Transcribe the material word for word, but without the images.

---------------

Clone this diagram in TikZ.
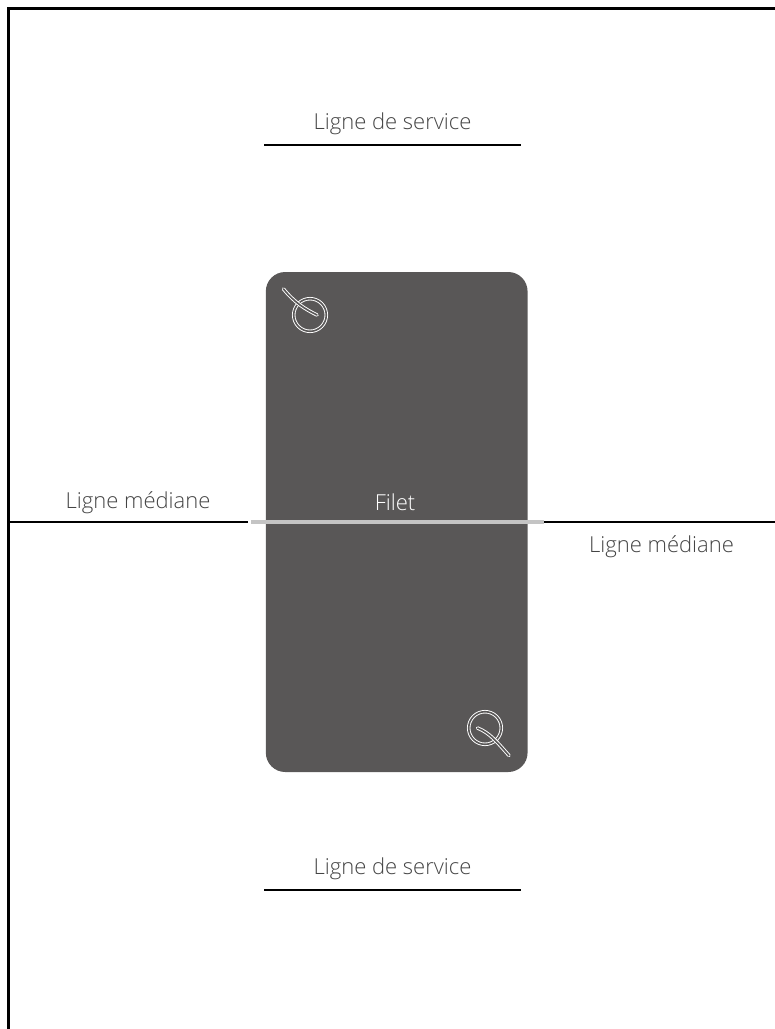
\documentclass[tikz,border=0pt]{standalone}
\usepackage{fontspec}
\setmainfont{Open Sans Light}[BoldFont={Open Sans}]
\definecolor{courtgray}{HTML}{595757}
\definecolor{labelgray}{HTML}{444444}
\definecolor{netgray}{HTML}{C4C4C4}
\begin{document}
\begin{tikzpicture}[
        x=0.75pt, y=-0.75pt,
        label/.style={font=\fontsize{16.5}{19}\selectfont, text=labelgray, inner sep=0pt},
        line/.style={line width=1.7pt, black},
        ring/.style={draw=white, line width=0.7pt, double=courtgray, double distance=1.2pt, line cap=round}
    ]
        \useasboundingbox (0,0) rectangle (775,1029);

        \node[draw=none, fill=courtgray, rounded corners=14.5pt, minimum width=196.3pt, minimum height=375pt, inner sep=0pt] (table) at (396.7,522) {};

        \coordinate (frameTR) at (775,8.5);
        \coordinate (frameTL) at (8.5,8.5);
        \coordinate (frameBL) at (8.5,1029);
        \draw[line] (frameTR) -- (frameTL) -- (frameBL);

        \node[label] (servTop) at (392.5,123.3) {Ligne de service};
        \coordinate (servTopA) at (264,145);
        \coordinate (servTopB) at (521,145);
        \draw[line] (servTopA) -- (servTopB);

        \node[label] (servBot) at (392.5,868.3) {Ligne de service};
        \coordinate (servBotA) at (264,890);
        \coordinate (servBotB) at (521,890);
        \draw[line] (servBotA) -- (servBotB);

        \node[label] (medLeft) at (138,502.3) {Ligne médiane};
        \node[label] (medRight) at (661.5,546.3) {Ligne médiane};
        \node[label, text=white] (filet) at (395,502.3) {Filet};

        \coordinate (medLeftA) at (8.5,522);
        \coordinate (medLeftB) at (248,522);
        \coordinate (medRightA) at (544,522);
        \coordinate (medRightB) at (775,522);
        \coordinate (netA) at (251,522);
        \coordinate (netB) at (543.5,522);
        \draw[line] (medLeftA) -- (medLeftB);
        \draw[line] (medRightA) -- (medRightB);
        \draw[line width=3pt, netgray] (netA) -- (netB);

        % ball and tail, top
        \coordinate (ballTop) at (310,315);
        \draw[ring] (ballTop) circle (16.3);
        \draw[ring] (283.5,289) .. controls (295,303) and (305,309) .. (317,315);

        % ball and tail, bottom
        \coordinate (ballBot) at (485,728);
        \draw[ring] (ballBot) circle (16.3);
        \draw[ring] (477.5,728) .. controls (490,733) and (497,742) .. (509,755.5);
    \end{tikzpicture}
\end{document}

---------------

#### [TASK ANSWER]
Clone this diagram in TikZ.
\documentclass[tikz,border=0pt]{standalone}
\usepackage{fontspec}
\setmainfont{Open Sans Light}[BoldFont={Open Sans}]
\definecolor{courtgray}{HTML}{595757}
\definecolor{labelgray}{HTML}{444444}
\definecolor{netgray}{HTML}{C4C4C4}
\begin{document}
\begin{tikzpicture}[
        x=0.75pt, y=-0.75pt,
        label/.style={font=\fontsize{16.5}{19}\selectfont, text=labelgray, inner sep=0pt},
        line/.style={line width=1.7pt, black},
        ring/.style={draw=white, line width=0.7pt, double=courtgray, double distance=1.2pt, line cap=round}
    ]
        \useasboundingbox (0,0) rectangle (775,1029);

        \node[draw=none, fill=courtgray, rounded corners=14.5pt, minimum width=196.3pt, minimum height=375pt, inner sep=0pt] (table) at (396.7,522) {};

        \coordinate (frameTR) at (775,8.5);
        \coordinate (frameTL) at (8.5,8.5);
        \coordinate (frameBL) at (8.5,1029);
        \draw[line] (frameTR) -- (frameTL) -- (frameBL);

        \node[label] (servTop) at (392.5,123.3) {Ligne de service};
        \coordinate (servTopA) at (264,145);
        \coordinate (servTopB) at (521,145);
        \draw[line] (servTopA) -- (servTopB);

        \node[label] (servBot) at (392.5,868.3) {Ligne de service};
        \coordinate (servBotA) at (264,890);
        \coordinate (servBotB) at (521,890);
        \draw[line] (servBotA) -- (servBotB);

        \node[label] (medLeft) at (138,502.3) {Ligne médiane};
        \node[label] (medRight) at (661.5,546.3) {Ligne médiane};
        \node[label, text=white] (filet) at (395,502.3) {Filet};

        \coordinate (medLeftA) at (8.5,522);
        \coordinate (medLeftB) at (248,522);
        \coordinate (medRightA) at (544,522);
        \coordinate (medRightB) at (775,522);
        \coordinate (netA) at (251,522);
        \coordinate (netB) at (543.5,522);
        \draw[line] (medLeftA) -- (medLeftB);
        \draw[line] (medRightA) -- (medRightB);
        \draw[line width=3pt, netgray] (netA) -- (netB);

        % ball and tail, top
        \coordinate (ballTop) at (310,315);
        \draw[ring] (ballTop) circle (16.3);
        \draw[ring] (283.5,289) .. controls (295,303) and (305,309) .. (317,315);

        % ball and tail, bottom
        \coordinate (ballBot) at (485,728);
        \draw[ring] (ballBot) circle (16.3);
        \draw[ring] (477.5,728) .. controls (490,733) and (497,742) .. (509,755.5);
    \end{tikzpicture}
\end{document}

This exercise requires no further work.